Only two states, Alaska and South Dakota, mandate that sellers’ agents reveal whether a homicide or suicide occurred at a listed home within the previous 12 months, according to NAR spokesman Walter Molony. In Connecticut, Delaware, New Hampshire, North Dakota and Oklahoma, if a prospective buyer asks about past bloodshed, real estate agents must truthfully answer the question.

“In most states, a seller isn't required to voluntarily disclose nonstructural issues such as homicides on the property,” said Holden Lewis, a real estate expert at Bankrate.com, a consumer finance service. For example, he noted that Minnesota law says "the seller doesn't have to disclose that the property was the location of a suicide, death or ‘perceived paranormal activity.’ ”

In Maryland, where Betts was shot to death, agents must inform buyers only about “material facts they know or should know,” said Chuck Kasky, vice president of legal affairs for the Maryland Association of Realtors. When it comes to Maryland properties, he added, a murder is “not a material fact.”

The reason some agents are reluctant to mention such former horrors? Money, of course. Many buyers would be uneasy if not queasy about living in a space where a life – or several lives – ended in a disturbing way, even if the tragedy happened years before.

Such “psychologically impacted homes” languish longer on the market than comparable properties and sell for about 3 percent less, according to a study authored in 2000 by two professors at Wright State University in Dayton, Ohio. Their peer-reviewed paper, based on an examination of 102 “stigmatized” homes in Ohio, was published in the Journal of Real Estate Practice and Education.

Those 102 homes took, on average, 45 percent longer to sell than comparable properties without grisly pedigrees, said one of the authors, James Larsen, a finance professor.

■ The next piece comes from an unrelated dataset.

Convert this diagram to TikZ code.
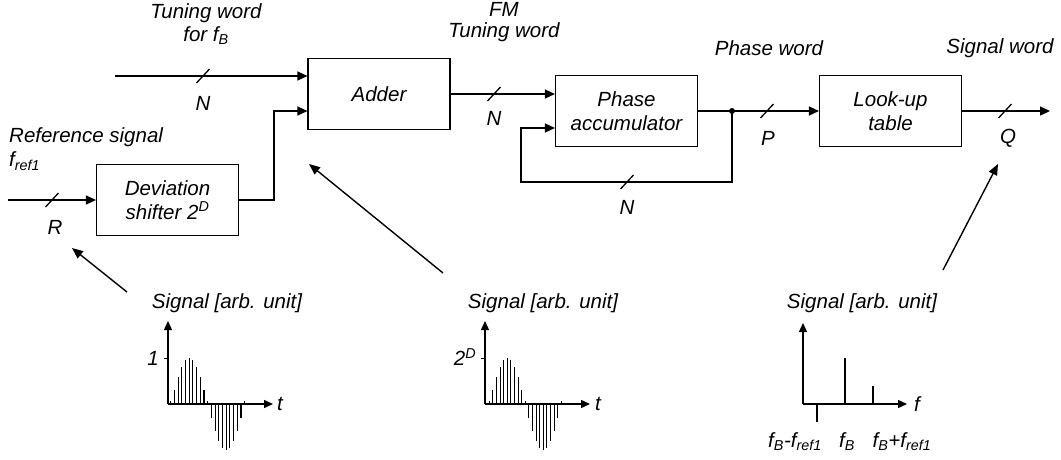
\documentclass[tikz,border=0pt]{standalone}
\usepackage{fontspec}
\setmainfont{Liberation Sans}
\usetikzlibrary{arrows.meta,calc}
\tikzset{
  blk/.style={draw, line width=1.1pt, minimum width=142pt, minimum height=71pt, inner sep=0pt, align=center, font=\lbl},
  conn/.style={line width=1.4pt},
  arr/.style={conn, -{Triangle[length=10pt,width=9pt]}},
  axarr/.style={line width=1.4pt, -{Triangle[length=9pt,width=8pt]}},
  ptr/.style={line width=1.4pt, -{Triangle[length=11pt,width=9pt]}},
  bar/.style={line width=1.1pt},
  txt/.style={inner sep=0pt, font=\lbl, align=center},
  busmark/.pic={\draw[line width=1.3pt] (-6.5,7) -- (6.5,-7);}
}
\newcommand\lbl{\fontsize{20.5}{23.5}\selectfont\itshape}
\begin{document}
\begin{tikzpicture}[x=1pt,y=-1pt]
\path[use as bounding box] (0,0) rectangle (1061,459);
% blocks
\node[blk] (adder) at (379,94) {Adder};
\node[blk] (dev) at (167.5,200) {Deviation\\shifter 2\textsuperscript{D}};
\node[blk] (pacc) at (626.5,111) {Phase\\accumulator};
\node[blk] (lut) at (890.5,111) {Look-up\\table};
% helper coordinates
\coordinate (inN) at (115,76);
\coordinate (refin) at (8,200);
\coordinate (jog) at (274,111);
\coordinate (dot) at (732,111);
\coordinate (fbl) at (521,182);
\coordinate (fbin) at (556,128);
\coordinate (out) at (1050,111);
% connectors
\draw[arr] (inN) -- (inN -| adder.west);
\draw[arr] (refin) -- (refin -| dev.west);
\draw[arr] (dev.east) -| (jog) -- (jog -| adder.west);
\draw[arr] (adder.east) -- (adder.east -| pacc.west);
\draw[conn] (pacc.east) -- (dot);
\draw[arr] (dot) -- (lut.west);
\draw[arr] (dot) |- (fbl) |- (fbin -| pacc.west);
\draw[arr] (lut.east) -- (out);
\fill (dot) circle (3pt);
% bus marks
\pic at (203,76) {busmark};
\pic at (52,200) {busmark};
\pic at (494,94) {busmark};
\pic at (627,182) {busmark};
\pic at (767,111) {busmark};
\pic at (1005,111) {busmark};
% labels
\node[txt] (lN1) at (203,103) {N};
\node[txt] (lR) at (55,227) {R};
\node[txt] (lN2) at (494,118) {N};
\node[txt] (lN3) at (627,207) {N};
\node[txt] (lP) at (768,138) {P};
\node[txt] (lQ) at (1008,138) {Q};
\node[txt] (ltw) at (206,24) {Tuning word\\[0pt]for f\textsubscript{B}};
\node[txt] (lfm) at (504,22) {FM\\[-3pt]Tuning word};
\node[txt, anchor=west, align=left] (lref) at (9,149) {Reference signal\\[1pt]f\textsubscript{ref1}};
\node[txt] (lpw) at (769,48) {Phase word};
\node[txt] (lsw) at (1000,48) {Signal word};
% plot 1
\coordinate (o1) at (168,404);
\draw[axarr] (o1) -- (168,321);
\draw[axarr] (o1) -- (273,404);
\draw[line width=1pt] (164,358) -- (168,358);
\node[txt] (one) at (153,358) {1};
\node[txt] (t1) at (280,404) {t};
\node[txt] (s1) at (227,303) {Signal [arb. unit]};
\foreach \k in {0,...,20} {
  \pgfmathsetmacro\hh{46*sin(18*\k)}
  \pgfmathsetmacro\hb{abs(\hh)<1 ? 3 : \hh}
  \draw[bar] (170.7+3.7*\k,404) -- ++(0,-\hb);
}
% plot 2
\coordinate (o2) at (485,404);
\draw[axarr] (o2) -- (485,321);
\draw[axarr] (o2) -- (590,404);
\draw[line width=1pt] (481,358) -- (485,358);
\node[txt] (twoD) at (465,357) {2\textsuperscript{D}};
\node[txt] (t2) at (598,404) {t};
\node[txt] (s2) at (543,303) {Signal [arb. unit]};
\foreach \k in {0,...,20} {
  \pgfmathsetmacro\hh{46*sin(18*\k)}
  \pgfmathsetmacro\hb{abs(\hh)<1 ? 3 : \hh}
  \draw[bar] (489.3+3.6*\k,404) -- ++(0,-\hb);
}
% plot 3
\coordinate (o3) at (803,404);
\draw[axarr] (o3) -- (803,323);
\draw[axarr] (o3) -- (907,404);
\draw[line width=1.2pt] (817,404) -- (817,422);
\draw[line width=1.2pt] (845,404) -- (845,358);
\draw[line width=1.2pt] (873,404) -- (873,386);
\node[txt] (f3) at (917,404) {f};
\node[txt] (s3) at (862,303) {Signal [arb. unit]};
\node[txt] (fa) at (795,442) {f\textsubscript{B}-f\textsubscript{ref1}};
\node[txt] (fb) at (847,442) {f\textsubscript{B}};
\node[txt] (fc) at (902,442) {f\textsubscript{B}+f\textsubscript{ref1}};
% pointer arrows
\coordinate (p1s) at (127,292);
\coordinate (p1e) at (72,248);
\coordinate (p2s) at (443,273);
\coordinate (p2e) at (309,164);
\coordinate (p3s) at (943,270);
\coordinate (p3e) at (998,164);
\draw[ptr] (p1s) -- (p1e);
\draw[ptr] (p2s) -- (p2e);
\draw[ptr] (p3s) -- (p3e);
\end{tikzpicture}
\end{document}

But a homicide home’s value dip can be even steeper if it’s located in a rural area where violent crime is less common and neighborly gossip echoes for generations, contends Bennie Waller, a professor of finance and real estate at Longwood University in the central Virginia town of Farmville, population 8,200.

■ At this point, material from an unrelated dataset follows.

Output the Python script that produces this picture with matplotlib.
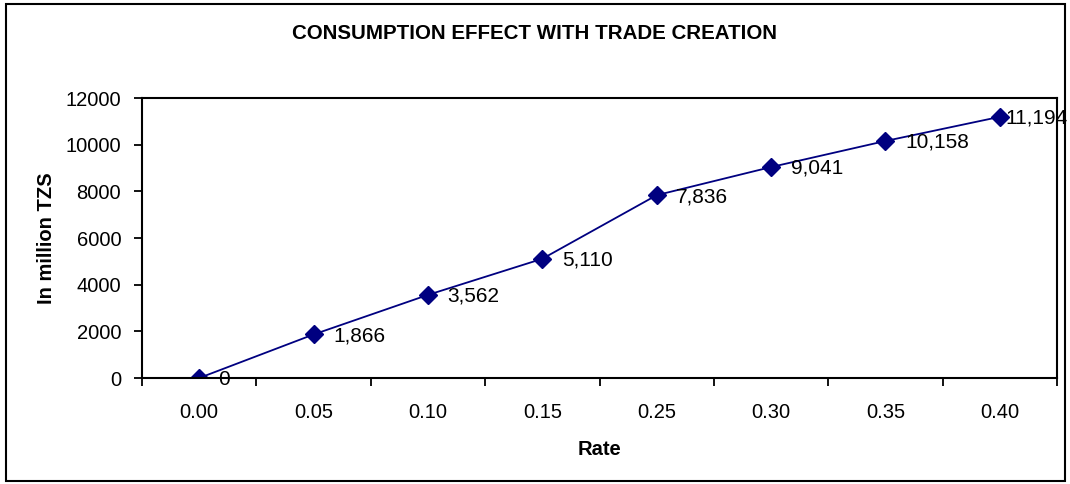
import numpy as np
import matplotlib.pyplot as plt
from matplotlib.patches import Rectangle

plt.rcParams['font.family'] = ['Liberation Sans', 'DejaVu Sans']

rates = ['0.00', '0.05', '0.10', '0.15', '0.25', '0.30', '0.35', '0.40']
consumption = [0, 1866, 3562, 5110, 7836, 9041, 10158, 11194]

fig = plt.figure(figsize=(10.70, 4.84), dpi=100)
ax = fig.add_axes([0.1327, 0.219, 0.8552, 0.5785])

x = np.arange(len(rates))
ax.plot(x, consumption, color='#000080', lw=1.3, marker='D', markersize=9,
        markerfacecolor='#000080', markeredgecolor='#000080')

# data labels to the right of each point (last one pulled in, like Excel does)
for i, v in enumerate(consumption):
    off = 4 if i == len(consumption) - 1 else 14
    ax.annotate(f"{v:,}", (x[i], v), xytext=(off, -1), textcoords='offset points',
                ha='left', va='center', fontsize=15, color='black')

ax.set_xlim(-0.5, len(rates) - 0.5)
ax.set_ylim(0, 12000)
ax.set_yticks(np.arange(0, 12001, 2000))

# category labels centred, tick marks between categories
ax.set_xticks(x)
ax.set_xticklabels(rates)
ax.set_xticks(np.arange(-0.5, len(rates), 1.0), minor=True)
ax.tick_params(axis='x', which='major', length=0, pad=18, labelsize=14.5)
ax.tick_params(axis='x', which='minor', length=6, width=1.3, direction='out')
ax.tick_params(axis='y', length=6, width=1.3, direction='out', pad=9, labelsize=14.5)

for s in ax.spines.values():
    s.set_linewidth(1.5)
    s.set_color('black')

ax.set_xlabel('Rate', fontsize=14.5, fontweight='bold', labelpad=13)
ax.set_ylabel('In million TZS', fontsize=14.5, fontweight='bold', labelpad=7)

fig.text(0.5, 0.93, 'CONSUMPTION EFFECT WITH TRADE CREATION', ha='center', va='center',
         fontsize=14.8, fontweight='bold')

# outer chart border
fig.patches.append(Rectangle((0.006, 0.006), 0.989, 0.986, transform=fig.transFigure,
                             fill=False, edgecolor='black', lw=1.5))

fig.savefig('out.png', dpi=100)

“There’s a country song (by Miranda Lambert) that says, ‘Everybody dies famous in a small town.’ In a town this size, it’s an informal communications network, and things get around pretty quickly – even without cable,” said Waller, who has studied the real estate impacts on two local homes where killers took lives.

In 2009, four people – two parents, their daughter and the daughter’s friend – were bludgeoned to death in a home not far from Longwood’s campus. The 20-year-old murderer, an aspiring rapper who later pleaded guilty, knew the daughter. Before the crimes, the home was tax assessed at $240,000. Later, it was auctioned to an investor for $104,000 but it remains on the market, unoccupied, due to the emotional scars left by the homicides, Waller said.

At another house next to the school – “a fantastic property” with a swimming pool, Waller said, Robert Bruce shot and killed his wife in 1991. Locals still refer to the residence as “the Bruce house.” That place is tax assessed at $200,000 but was similarly sold at auction for about $90,000. It, too, remains empty.

“My wife and I actually looked at (buying) it,” Waller said. They jointly decided not to make an offer.

“I’m a finance-real estate guy so I looked at it from an investment perspective. My wife is my wife,” Waller said.

If it were to come down in price, Waller said he would reconsider buying it.

"I don’t care what people say," he said. "But it would probably be an investment rather than a property we would live in. Because college kids don’t give a damn (about its gory past). I could put six kids in there, (rent it) and make money.”

While those two infamous Farmville homes remain available, Brian Betts’ family had preferred that his two-story, three-bedroom house in Silver Spring, Md., simply vanish after his death.

“The family’s wishes were to essentially have it bulldozed for who ever was going to acquire that property to just start anew,” said Sandler, the family’s attorney. However, the principal's estate still owed money to the bank for the home's mortgage. 

Despite good schools nearby and its locale in an upscale neighborhood popular with federal workers, “it sat on the market for a very, very long time,” Sandler said. “And (in time) the house went to foreclosure.”

Fannie Mae acquired the property, and in May 2011, it was listed for $515,000. It sold in February for $330,000, according to Zillow.com. The family believes that buyer knew about the property’s history.

“Two things really bothered Brian about the purchase. He was an educator, an educator who truly made a difference in kids’ lives – I mean something for the movies,” Sandler said. “Knowing that a child was murdered in that house, much less a child and her dad, really impacted him.

“But then you have the piece where it was just intentionally not disclosed,” she added. “This was a Realtor that Brian was on friendly terms with, not somebody he just picked at random. So that level of deception, if you will, was very unsettling.”